Content lives on the influencer’s own channel, with Subway putting up a highlights package on its own YouTube channel after the final one has gone live. There will also be amplification via more influencers to push contextually relevant content to their followers, and “narrowly targeted social boosters”, as well as a publisher syndication program.

Videos range from 2-3 minutes to 20 minutes, which Crick said was to fit in with what the audiences of an influencer were used to seeing.

He added: “Part of its collaborating with the creators and taking what they’ve learned about their audience and what works best for them. If an influencer’s audience has an appetite for 20-minute content then so be it.”

Future executions will cover channels including Instagram, Facebook, YouTube and social gaming platform Twitch.

Subway Eat Well Go campaign

Asked whether influencer campaigns were merely seen by many marketers as an add on after the above the line work, Joyce said the reach of the influencers was such that they do have very considerable audiences.

Joyce: “Scale through their channels is significant.
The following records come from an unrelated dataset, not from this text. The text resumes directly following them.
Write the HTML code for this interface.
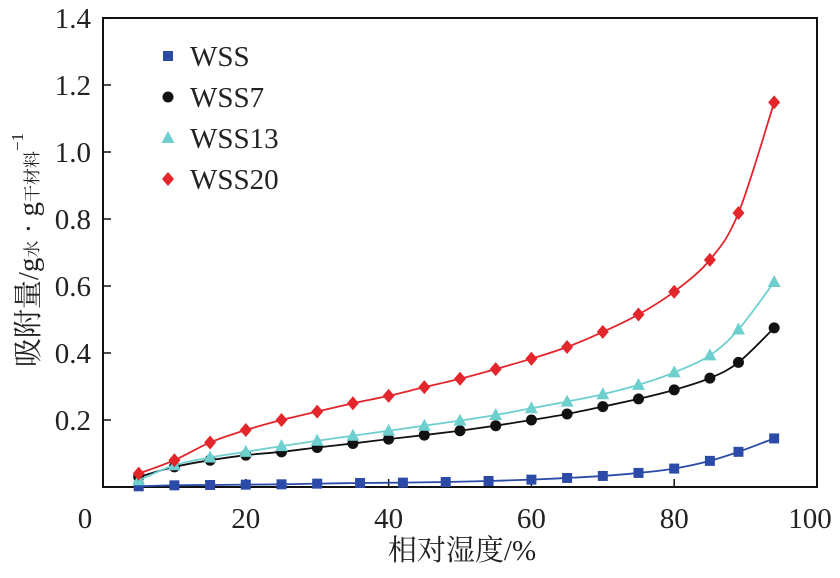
<!DOCTYPE html>
<html><head><meta charset="utf-8"><style>
body{margin:0;background:#fff}
text{font-family:"Liberation Serif","Noto Serif CJK SC",serif;fill:#222}
</style></head><body>
<svg id="chart" width="840" height="573" xmlns="http://www.w3.org/2000/svg"></svg>
<script>
const xs=[5,10,15,20,25,30,35,40,45,50,55,60,65,70,75,80,85,89,94];
const xsWSS=[5,10,15,20,25,30,36,42,48,54,60,65,70,75,80,85,89,94];
const wss=[0.002,0.005,0.006,0.007,0.008,0.01,0.012,0.013,0.015,0.018,0.022,0.027,0.033,0.042,0.055,0.078,0.105,0.145];
const wss7=[0.03,0.06,0.08,0.095,0.105,0.118,0.13,0.143,0.155,0.168,0.183,0.2,0.218,0.24,0.263,0.29,0.325,0.372,0.475];
const wss13=[0.02,0.065,0.088,0.105,0.122,0.138,0.153,0.168,0.183,0.198,0.215,0.235,0.255,0.277,0.305,0.342,0.393,0.47,0.612];
const wss20=[0.04,0.08,0.133,0.17,0.2,0.225,0.25,0.272,0.298,0.323,0.352,0.383,0.418,0.463,0.515,0.583,0.678,0.818,1.148];
const xTicks=[0,20,40,60,80,100];
const yTicks=[0.2,0.4,0.6,0.8,1.0,1.2,1.4];
const yTickLabels=["0.2","0.4","0.6","0.8","1.0","1.2","1.4"];
const NS="http://www.w3.org/2000/svg",svg=document.getElementById('chart');
const X=v=>103+v*7.14, Y=v=>487-v*335;
function mk(t,a,p){const e=document.createElementNS(NS,t);for(const k in a)e.setAttribute(k,a[k]);(p||svg).appendChild(e);return e;}
const frame=mk('rect',{x:103,y:18,width:714,height:469,fill:'none',stroke:'#111','stroke-width':2});


xTicks.forEach((t,i)=>{
  if(t>0&&t<100){const l=mk('line',{x1:X(t),x2:X(t),y1:487,y2:479,stroke:'#111','stroke-width':1.5});
  
  }
  const tx=mk('text',{x:t===0?85:(t===100?810:X(t)),y:528,'font-size':29,'text-anchor':'middle'});tx.textContent=t;
  
  
});
yTicks.forEach((t,i)=>{
  const l=mk('line',{x1:103,x2:111,y1:Y(t),y2:Y(t),stroke:'#111','stroke-width':1.5});
  
  
  const tx=mk('text',{x:91,y:Y(t)+10,'font-size':29,'text-anchor':'end'});tx.textContent=yTickLabels[i];
  
  
});
const xt=mk('text',{x:462,y:560,'font-size':29,'text-anchor':'middle'});xt.textContent='相对湿度/%';


const yt=mk('text',{transform:'translate(38,250) rotate(-90)','font-size':29,'text-anchor':'middle'});
yt.innerHTML='吸附量/g<tspan font-size="17">水</tspan> · g<tspan font-size="17">干材料</tspan><tspan font-size="17" dy="-15">−1</tspan>';


function smooth(pts){let d=`M${pts[0][0]},${pts[0][1]}`;for(let i=0;i<pts.length-1;i++){const p0=pts[Math.max(0,i-1)],p1=pts[i],p2=pts[i+1],p3=pts[Math.min(pts.length-1,i+2)];
d+=` C${p1[0]+(p2[0]-p0[0])/6},${p1[1]+(p2[1]-p0[1])/6} ${p2[0]-(p3[0]-p1[0])/6},${p2[1]-(p3[1]-p1[1])/6} ${p2[0]},${p2[1]}`;}return d;}
function marker(shape,x,y,c,name){let e;
 if(shape==='sq')e=mk('rect',{x:x-5,y:y-5,width:10,height:10,fill:c});
 else if(shape==='ci')e=mk('circle',{cx:x,cy:y,r:5.5,fill:c});
 else if(shape==='tr')e=mk('polygon',{points:`${x},${y-7} ${x+6.5},${y+5} ${x-6.5},${y+5}`,fill:c});
 else e=mk('polygon',{points:`${x},${y-7} ${x+6},${y} ${x},${y+7} ${x-6},${y}`,fill:c});
 
 }
const series=[[xsWSS,wss,'#2c4aa8','sq','wss'],[xs,wss7,'#111','ci','wss7'],[xs,wss13,'#6ecfcf','tr','wss13'],[xs,wss20,'#e2262b','di','wss20']];
series.forEach(([sx,sy,c,sh,n])=>{
  const pts=sx.map((v,i)=>[X(v),Y(sy[i])]);
  const p=mk('path',{d:smooth(pts),fill:'none',stroke:c,'stroke-width':1.8});
  
  
  pts.forEach(q=>marker(sh,q[0],q[1],c,n+'-point'));
});
const legNames=['WSS','WSS7','WSS13','WSS20'];
series.forEach((s,i)=>{const y=56+i*41;marker(s[3],168,y,s[2],'legend-marker');
 const t=mk('text',{x:190,y:y+10,'font-size':29});t.textContent=legNames[i];
 
 });
</script>
</body></html>
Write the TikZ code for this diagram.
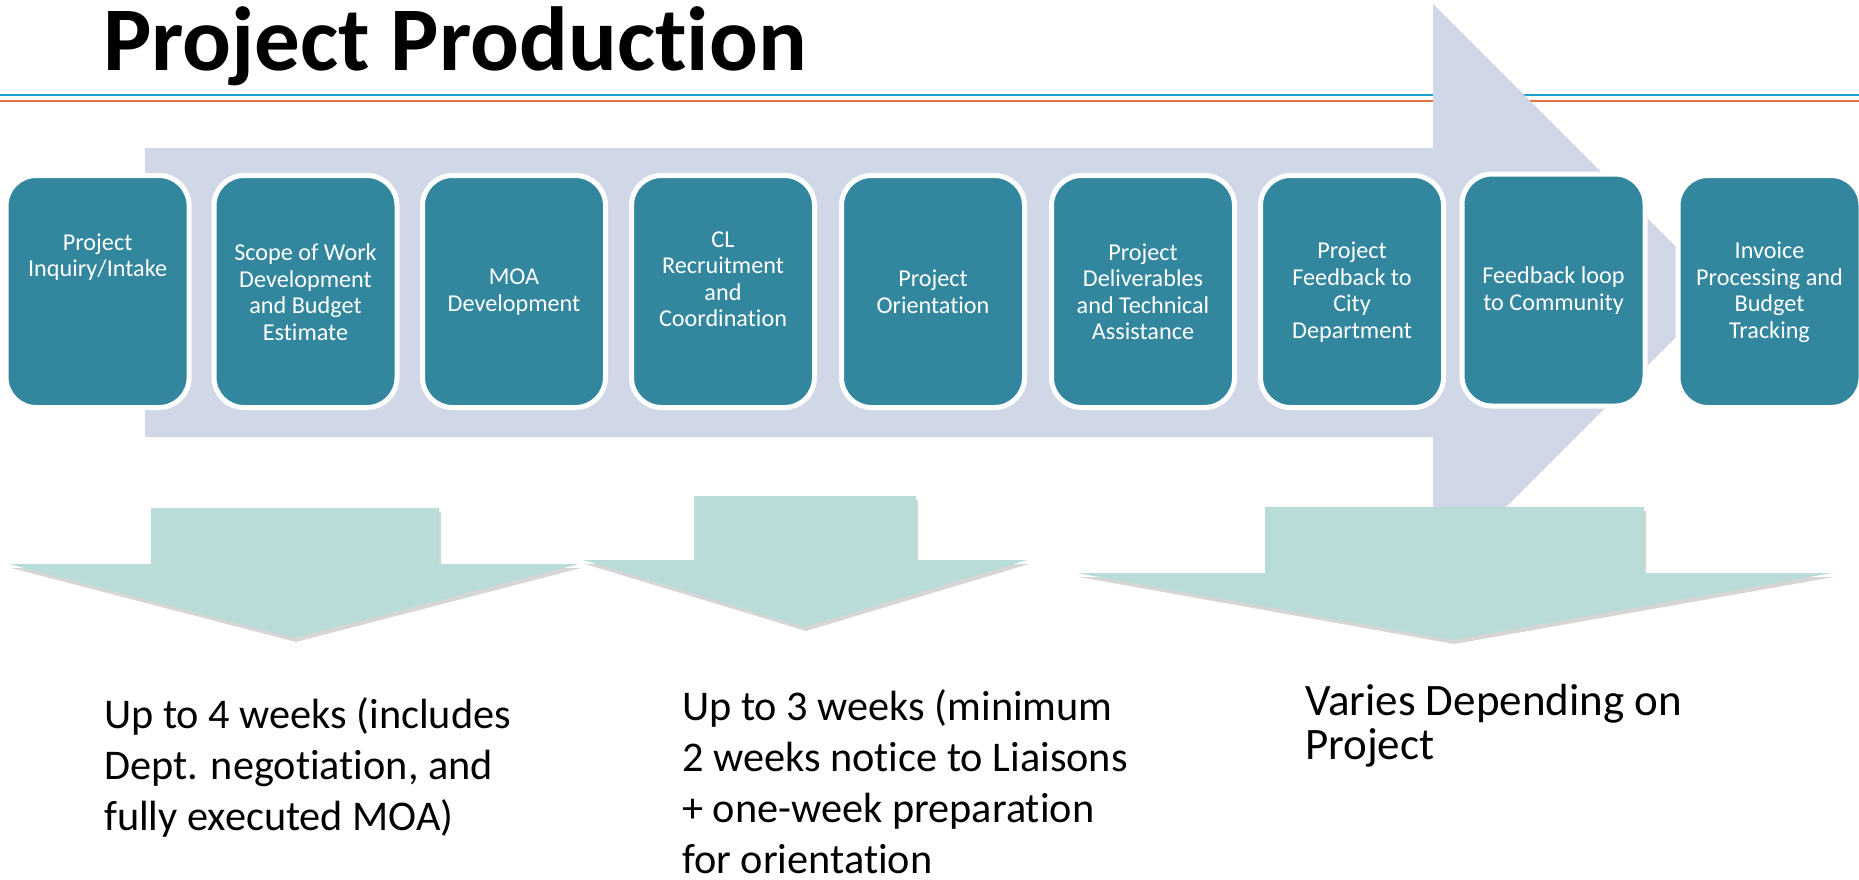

Five influencers with real audiences and there’s a clever amplification schedule, and the numbers we guarantee we’re getting out of this they will certainly turn the dial.”

Flagging the Ricky Gervais work for Optus around it’s Netflix promotion he said it created “significant awareness” off the back of a base awareness campaign from the more traditional brand campaign for the telco.

The above the line campaign was created by Ripe Solutions and aims to show how it helps people go higher and better and features outdoor, digital, radio and PR, which feeds off work already happening in other parts of the world.

https://www.youtube.com/watch?v=0DOKvj2Gtp0

“Research reinforced that consumers perceive Subway as a source of eating well to help them achieve the most out of life in their day, and feel good, not guilty,” regional marketing director, Gina Kahler said.

Ripe client service director Jude Johannesen said Eat Well Go was designed to forge a deeper emotional connection between customers and the brand.

Johannesen added: “Eat Well Go shows the wide appeal of Subway and the role the brand plays in allowing people to go further, go harder, go longer and go do more of the things they love”.

The TVC was shot in parts of Australia and New Zealand and filmed by award-winning Play TV Director Frazer Bailey and Director of Photography Ben Nott.